Preparing ourselves for any big change involves separating from the comfortable, almost automatic existences we often lead. It is easy to rely on whatever it is we are used to, whether that is slavery (in Egypt, for example) or sandwiches made on pre-sliced bread. We know that next week there will be challenges to our culinary creativity (the vegan, gluten-free, recovering alcoholic seder guest, for example). But that kind of challenge is what German design theorist Horst Rittel called a ‘tame problem’, the kind of problem that can be solved with the appropriate investment of resources (time, money, and available organic vegetables). The more serious challenge is this: what will we do without the comfort of the predictable; but rather, with abundant freedom of choice within the boundaries of Passover food restrictions? Rittel would call that a ‘wicked problem’, the kind that, when you think you are close to a solution, reveals a whole new set of issues. Freedom of choice is a wicked problem because there is no set ‘correct’ answer, but rather a range of possible solutions, each with unique opportunities and pitfalls.

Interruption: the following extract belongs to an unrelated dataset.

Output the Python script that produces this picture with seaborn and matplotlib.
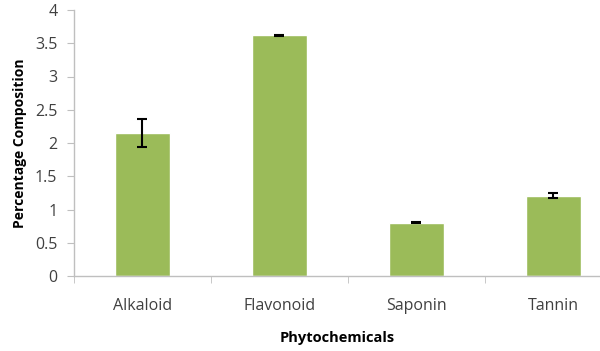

The culinary restrictions of the week of Passover are an immersion period, when we recall our ancestors plunge into the realities of freedom. We imagine ourselves there, in a way that wakes us up to the impact of change. During that week, we start the seven week psycho-spiritual process of adapting to that freedom, by preparing to receive Torah, using the process of Counting the Omer. We begin the 49 day practice of examining and refining ourselves, exploring the possibilities and limits of freedom. Open to changing ourselves physically, emotionally, intellectually and spiritually, we step into the wicked challenge of the unknown. Counting the Omer begins next Tuesday evening, March 26.